- Instruction
Up to and including the line with "(hmsc) at (1061,35)", write out the listing from its first line, minus the pictures.

——

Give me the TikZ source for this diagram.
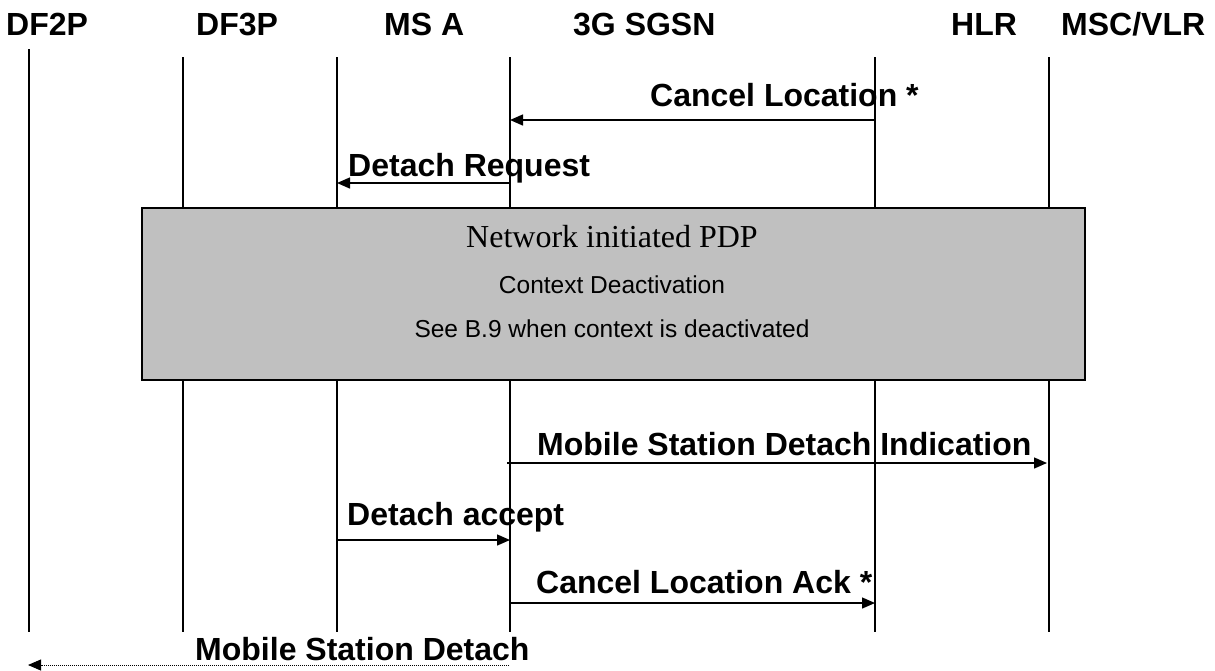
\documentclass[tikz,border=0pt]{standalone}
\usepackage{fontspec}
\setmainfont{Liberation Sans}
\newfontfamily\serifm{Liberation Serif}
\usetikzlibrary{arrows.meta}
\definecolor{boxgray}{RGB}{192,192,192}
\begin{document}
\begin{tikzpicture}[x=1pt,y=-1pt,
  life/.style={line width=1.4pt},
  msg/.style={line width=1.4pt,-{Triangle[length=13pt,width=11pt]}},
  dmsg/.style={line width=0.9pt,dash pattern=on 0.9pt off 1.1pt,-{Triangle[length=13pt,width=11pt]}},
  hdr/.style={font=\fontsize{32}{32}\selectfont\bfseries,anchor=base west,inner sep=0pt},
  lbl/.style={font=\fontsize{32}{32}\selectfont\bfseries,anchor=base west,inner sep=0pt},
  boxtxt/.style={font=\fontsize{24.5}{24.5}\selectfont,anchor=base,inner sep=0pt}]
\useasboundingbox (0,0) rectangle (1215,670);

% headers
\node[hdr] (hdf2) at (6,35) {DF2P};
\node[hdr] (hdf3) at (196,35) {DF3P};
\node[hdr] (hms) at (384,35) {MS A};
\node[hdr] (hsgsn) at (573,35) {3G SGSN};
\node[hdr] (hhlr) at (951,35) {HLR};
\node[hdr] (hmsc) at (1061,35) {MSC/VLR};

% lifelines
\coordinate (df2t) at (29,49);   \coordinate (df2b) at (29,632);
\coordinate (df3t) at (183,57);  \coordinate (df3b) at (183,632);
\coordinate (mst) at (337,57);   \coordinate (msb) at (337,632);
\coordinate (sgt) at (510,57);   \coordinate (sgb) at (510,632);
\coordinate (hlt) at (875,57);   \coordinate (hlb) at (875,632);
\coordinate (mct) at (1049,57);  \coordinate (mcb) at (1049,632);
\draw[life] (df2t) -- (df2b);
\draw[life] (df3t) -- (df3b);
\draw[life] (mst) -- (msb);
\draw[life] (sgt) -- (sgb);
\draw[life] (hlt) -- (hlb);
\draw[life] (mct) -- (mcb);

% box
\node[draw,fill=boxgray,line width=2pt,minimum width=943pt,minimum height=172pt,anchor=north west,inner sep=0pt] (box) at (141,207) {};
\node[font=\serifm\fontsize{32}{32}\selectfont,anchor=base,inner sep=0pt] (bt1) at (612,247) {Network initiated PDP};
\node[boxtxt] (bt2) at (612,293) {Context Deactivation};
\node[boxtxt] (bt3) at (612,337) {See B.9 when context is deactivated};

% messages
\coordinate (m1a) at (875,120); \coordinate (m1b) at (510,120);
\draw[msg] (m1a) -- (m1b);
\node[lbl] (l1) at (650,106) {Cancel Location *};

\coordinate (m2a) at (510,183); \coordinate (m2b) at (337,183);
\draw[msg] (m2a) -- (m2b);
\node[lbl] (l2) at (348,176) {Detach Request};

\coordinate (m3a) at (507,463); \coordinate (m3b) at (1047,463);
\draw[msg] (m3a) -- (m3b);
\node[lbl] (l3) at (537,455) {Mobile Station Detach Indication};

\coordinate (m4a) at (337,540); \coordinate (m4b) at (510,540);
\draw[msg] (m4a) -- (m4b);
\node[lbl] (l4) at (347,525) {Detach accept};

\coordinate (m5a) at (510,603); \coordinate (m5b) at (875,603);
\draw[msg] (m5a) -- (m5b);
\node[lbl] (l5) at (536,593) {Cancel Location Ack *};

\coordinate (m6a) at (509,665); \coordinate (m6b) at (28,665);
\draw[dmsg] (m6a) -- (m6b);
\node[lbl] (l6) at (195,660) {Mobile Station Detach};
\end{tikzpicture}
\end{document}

——

- Full solution
Give me the TikZ source for this diagram.
\documentclass[tikz,border=0pt]{standalone}
\usepackage{fontspec}
\setmainfont{Liberation Sans}
\newfontfamily\serifm{Liberation Serif}
\usetikzlibrary{arrows.meta}
\definecolor{boxgray}{RGB}{192,192,192}
\begin{document}
\begin{tikzpicture}[x=1pt,y=-1pt,
  life/.style={line width=1.4pt},
  msg/.style={line width=1.4pt,-{Triangle[length=13pt,width=11pt]}},
  dmsg/.style={line width=0.9pt,dash pattern=on 0.9pt off 1.1pt,-{Triangle[length=13pt,width=11pt]}},
  hdr/.style={font=\fontsize{32}{32}\selectfont\bfseries,anchor=base west,inner sep=0pt},
  lbl/.style={font=\fontsize{32}{32}\selectfont\bfseries,anchor=base west,inner sep=0pt},
  boxtxt/.style={font=\fontsize{24.5}{24.5}\selectfont,anchor=base,inner sep=0pt}]
\useasboundingbox (0,0) rectangle (1215,670);

% headers
\node[hdr] (hdf2) at (6,35) {DF2P};
\node[hdr] (hdf3) at (196,35) {DF3P};
\node[hdr] (hms) at (384,35) {MS A};
\node[hdr] (hsgsn) at (573,35) {3G SGSN};
\node[hdr] (hhlr) at (951,35) {HLR};
\node[hdr] (hmsc) at (1061,35) {MSC/VLR};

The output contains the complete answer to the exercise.